*Data excerpt*.
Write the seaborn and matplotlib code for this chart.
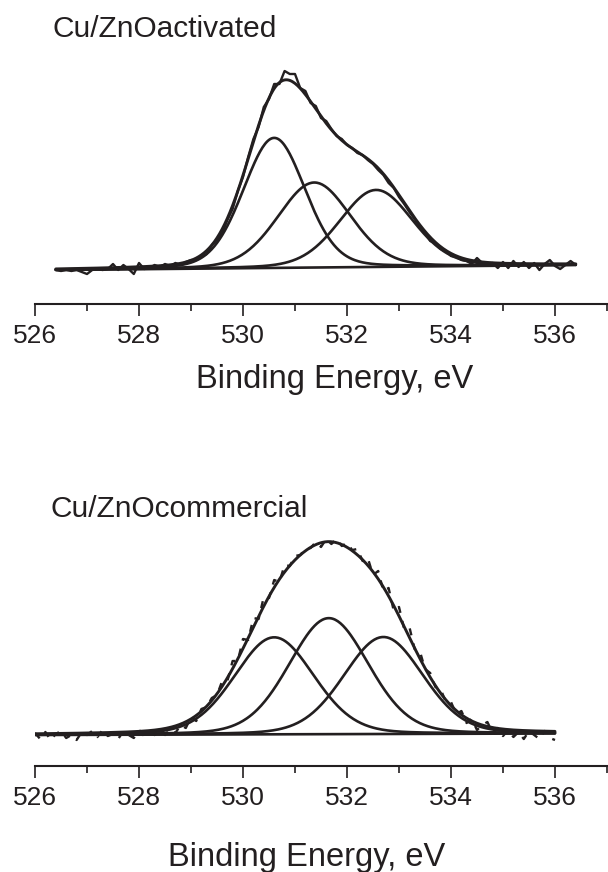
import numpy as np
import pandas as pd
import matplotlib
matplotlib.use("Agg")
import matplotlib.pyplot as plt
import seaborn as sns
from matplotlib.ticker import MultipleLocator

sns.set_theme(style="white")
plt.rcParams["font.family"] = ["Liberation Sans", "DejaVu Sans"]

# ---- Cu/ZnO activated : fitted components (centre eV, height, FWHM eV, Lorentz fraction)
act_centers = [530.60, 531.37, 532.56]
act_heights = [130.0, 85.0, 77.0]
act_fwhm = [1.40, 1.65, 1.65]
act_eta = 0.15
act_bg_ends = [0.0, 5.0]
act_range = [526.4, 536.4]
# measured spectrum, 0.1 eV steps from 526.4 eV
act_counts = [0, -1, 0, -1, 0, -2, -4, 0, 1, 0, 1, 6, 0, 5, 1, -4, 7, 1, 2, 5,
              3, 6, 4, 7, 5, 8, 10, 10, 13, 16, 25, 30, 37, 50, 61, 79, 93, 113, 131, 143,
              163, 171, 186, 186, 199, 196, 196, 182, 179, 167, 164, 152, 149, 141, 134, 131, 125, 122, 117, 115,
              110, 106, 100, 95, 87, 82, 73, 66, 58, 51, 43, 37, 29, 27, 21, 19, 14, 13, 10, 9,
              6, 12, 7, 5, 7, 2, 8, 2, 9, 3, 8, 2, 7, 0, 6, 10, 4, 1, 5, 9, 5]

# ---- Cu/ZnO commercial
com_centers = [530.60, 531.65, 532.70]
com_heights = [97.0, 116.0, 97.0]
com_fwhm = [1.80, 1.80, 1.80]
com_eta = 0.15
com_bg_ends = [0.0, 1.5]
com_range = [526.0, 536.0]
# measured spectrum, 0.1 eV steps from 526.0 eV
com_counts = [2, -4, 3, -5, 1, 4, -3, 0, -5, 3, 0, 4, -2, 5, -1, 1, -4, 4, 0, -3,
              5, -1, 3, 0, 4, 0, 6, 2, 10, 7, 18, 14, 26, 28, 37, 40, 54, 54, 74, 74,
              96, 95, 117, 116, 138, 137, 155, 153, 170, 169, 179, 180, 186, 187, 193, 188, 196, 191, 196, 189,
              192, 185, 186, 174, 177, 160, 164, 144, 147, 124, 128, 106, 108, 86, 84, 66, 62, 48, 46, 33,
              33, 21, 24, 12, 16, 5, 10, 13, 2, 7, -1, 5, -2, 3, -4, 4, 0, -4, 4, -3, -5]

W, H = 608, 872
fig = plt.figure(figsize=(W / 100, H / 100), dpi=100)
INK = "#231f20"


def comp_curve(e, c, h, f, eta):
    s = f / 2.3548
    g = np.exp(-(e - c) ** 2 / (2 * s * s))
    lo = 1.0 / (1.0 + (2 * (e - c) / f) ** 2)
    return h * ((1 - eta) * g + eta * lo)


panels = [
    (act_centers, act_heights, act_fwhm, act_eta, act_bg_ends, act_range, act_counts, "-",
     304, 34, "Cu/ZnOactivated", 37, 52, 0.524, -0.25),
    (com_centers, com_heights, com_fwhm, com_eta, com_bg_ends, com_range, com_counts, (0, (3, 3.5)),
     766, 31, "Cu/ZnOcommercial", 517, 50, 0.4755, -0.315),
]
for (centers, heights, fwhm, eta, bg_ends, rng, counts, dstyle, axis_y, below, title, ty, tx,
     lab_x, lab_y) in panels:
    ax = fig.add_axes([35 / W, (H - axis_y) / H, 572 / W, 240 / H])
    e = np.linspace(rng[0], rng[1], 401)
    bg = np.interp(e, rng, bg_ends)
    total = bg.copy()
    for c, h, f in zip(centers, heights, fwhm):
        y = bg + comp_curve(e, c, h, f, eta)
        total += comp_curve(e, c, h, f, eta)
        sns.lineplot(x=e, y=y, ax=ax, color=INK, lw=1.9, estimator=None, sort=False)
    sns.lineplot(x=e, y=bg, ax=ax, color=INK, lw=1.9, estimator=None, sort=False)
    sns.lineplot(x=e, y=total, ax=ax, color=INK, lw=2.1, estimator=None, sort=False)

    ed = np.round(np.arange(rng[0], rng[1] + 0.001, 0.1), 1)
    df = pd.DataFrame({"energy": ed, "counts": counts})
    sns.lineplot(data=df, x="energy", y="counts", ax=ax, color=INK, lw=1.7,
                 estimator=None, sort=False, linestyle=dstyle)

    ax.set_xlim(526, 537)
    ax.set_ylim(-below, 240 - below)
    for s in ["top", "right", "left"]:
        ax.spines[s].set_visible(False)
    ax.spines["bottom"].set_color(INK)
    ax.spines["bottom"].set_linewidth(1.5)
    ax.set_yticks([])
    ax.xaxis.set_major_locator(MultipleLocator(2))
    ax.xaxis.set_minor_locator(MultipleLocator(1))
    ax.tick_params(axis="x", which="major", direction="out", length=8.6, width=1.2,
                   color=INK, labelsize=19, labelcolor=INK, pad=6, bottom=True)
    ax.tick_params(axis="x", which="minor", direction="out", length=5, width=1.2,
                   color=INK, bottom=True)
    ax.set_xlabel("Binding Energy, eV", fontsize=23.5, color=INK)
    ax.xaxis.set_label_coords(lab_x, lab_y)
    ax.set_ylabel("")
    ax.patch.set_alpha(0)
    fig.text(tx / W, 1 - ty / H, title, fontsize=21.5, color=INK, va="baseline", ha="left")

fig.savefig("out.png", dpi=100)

*Do this*. Omit the pictures, then output the rest of the listing exactly.

*Correct result*.
Write the seaborn and matplotlib code for this chart.
import numpy as np
import pandas as pd
import matplotlib
matplotlib.use("Agg")
import matplotlib.pyplot as plt
import seaborn as sns
from matplotlib.ticker import MultipleLocator

sns.set_theme(style="white")
plt.rcParams["font.family"] = ["Liberation Sans", "DejaVu Sans"]

# ---- Cu/ZnO activated : fitted components (centre eV, height, FWHM eV, Lorentz fraction)
act_centers = [530.60, 531.37, 532.56]
act_heights = [130.0, 85.0, 77.0]
act_fwhm = [1.40, 1.65, 1.65]
act_eta = 0.15
act_bg_ends = [0.0, 5.0]
act_range = [526.4, 536.4]
# measured spectrum, 0.1 eV steps from 526.4 eV
act_counts = [0, -1, 0, -1, 0, -2, -4, 0, 1, 0, 1, 6, 0, 5, 1, -4, 7, 1, 2, 5,
              3, 6, 4, 7, 5, 8, 10, 10, 13, 16, 25, 30, 37, 50, 61, 79, 93, 113, 131, 143,
              163, 171, 186, 186, 199, 196, 196, 182, 179, 167, 164, 152, 149, 141, 134, 131, 125, 122, 117, 115,
              110, 106, 100, 95, 87, 82, 73, 66, 58, 51, 43, 37, 29, 27, 21, 19, 14, 13, 10, 9,
              6, 12, 7, 5, 7, 2, 8, 2, 9, 3, 8, 2, 7, 0, 6, 10, 4, 1, 5, 9, 5]

# ---- Cu/ZnO commercial
com_centers = [530.60, 531.65, 532.70]
com_heights = [97.0, 116.0, 97.0]
com_fwhm = [1.80, 1.80, 1.80]
com_eta = 0.15
com_bg_ends = [0.0, 1.5]
com_range = [526.0, 536.0]
# measured spectrum, 0.1 eV steps from 526.0 eV
com_counts = [2, -4, 3, -5, 1, 4, -3, 0, -5, 3, 0, 4, -2, 5, -1, 1, -4, 4, 0, -3,
              5, -1, 3, 0, 4, 0, 6, 2, 10, 7, 18, 14, 26, 28, 37, 40, 54, 54, 74, 74,
              96, 95, 117, 116, 138, 137, 155, 153, 170, 169, 179, 180, 186, 187, 193, 188, 196, 191, 196, 189,
              192, 185, 186, 174, 177, 160, 164, 144, 147, 124, 128, 106, 108, 86, 84, 66, 62, 48, 46, 33,
              33, 21, 24, 12, 16, 5, 10, 13, 2, 7, -1, 5, -2, 3, -4, 4, 0, -4, 4, -3, -5]

W, H = 608, 872
fig = plt.figure(figsize=(W / 100, H / 100), dpi=100)
INK = "#231f20"


def comp_curve(e, c, h, f, eta):
    s = f / 2.3548
    g = np.exp(-(e - c) ** 2 / (2 * s * s))
    lo = 1.0 / (1.0 + (2 * (e - c) / f) ** 2)
    return h * ((1 - eta) * g + eta * lo)


panels = [
    (act_centers, act_heights, act_fwhm, act_eta, act_bg_ends, act_range, act_counts, "-",
     304, 34, "Cu/ZnOactivated", 37, 52, 0.524, -0.25),
    (com_centers, com_heights, com_fwhm, com_eta, com_bg_ends, com_range, com_counts, (0, (3, 3.5)),
     766, 31, "Cu/ZnOcommercial", 517, 50, 0.4755, -0.315),
]
for (centers, heights, fwhm, eta, bg_ends, rng, counts, dstyle, axis_y, below, title, ty, tx,
     lab_x, lab_y) in panels:
    ax = fig.add_axes([35 / W, (H - axis_y) / H, 572 / W, 240 / H])
    e = np.linspace(rng[0], rng[1], 401)
    bg = np.interp(e, rng, bg_ends)
    total = bg.copy()
    for c, h, f in zip(centers, heights, fwhm):
        y = bg + comp_curve(e, c, h, f, eta)
        total += comp_curve(e, c, h, f, eta)
        sns.lineplot(x=e, y=y, ax=ax, color=INK, lw=1.9, estimator=None, sort=False)
    sns.lineplot(x=e, y=bg, ax=ax, color=INK, lw=1.9, estimator=None, sort=False)
    sns.lineplot(x=e, y=total, ax=ax, color=INK, lw=2.1, estimator=None, sort=False)

    ed = np.round(np.arange(rng[0], rng[1] + 0.001, 0.1), 1)
    df = pd.DataFrame({"energy": ed, "counts": counts})
    sns.lineplot(data=df, x="energy", y="counts", ax=ax, color=INK, lw=1.7,
                 estimator=None, sort=False, linestyle=dstyle)

    ax.set_xlim(526, 537)
    ax.set_ylim(-below, 240 - below)
    for s in ["top", "right", "left"]:
        ax.spines[s].set_visible(False)
    ax.spines["bottom"].set_color(INK)
    ax.spines["bottom"].set_linewidth(1.5)
    ax.set_yticks([])
    ax.xaxis.set_major_locator(MultipleLocator(2))
    ax.xaxis.set_minor_locator(MultipleLocator(1))
    ax.tick_params(axis="x", which="major", direction="out", length=8.6, width=1.2,
                   color=INK, labelsize=19, labelcolor=INK, pad=6, bottom=True)
    ax.tick_params(axis="x", which="minor", direction="out", length=5, width=1.2,
                   color=INK, bottom=True)
    ax.set_xlabel("Binding Energy, eV", fontsize=23.5, color=INK)
    ax.xaxis.set_label_coords(lab_x, lab_y)
    ax.set_ylabel("")
    ax.patch.set_alpha(0)
    fig.text(tx / W, 1 - ty / H, title, fontsize=21.5, color=INK, va="baseline", ha="left")

fig.savefig("out.png", dpi=100)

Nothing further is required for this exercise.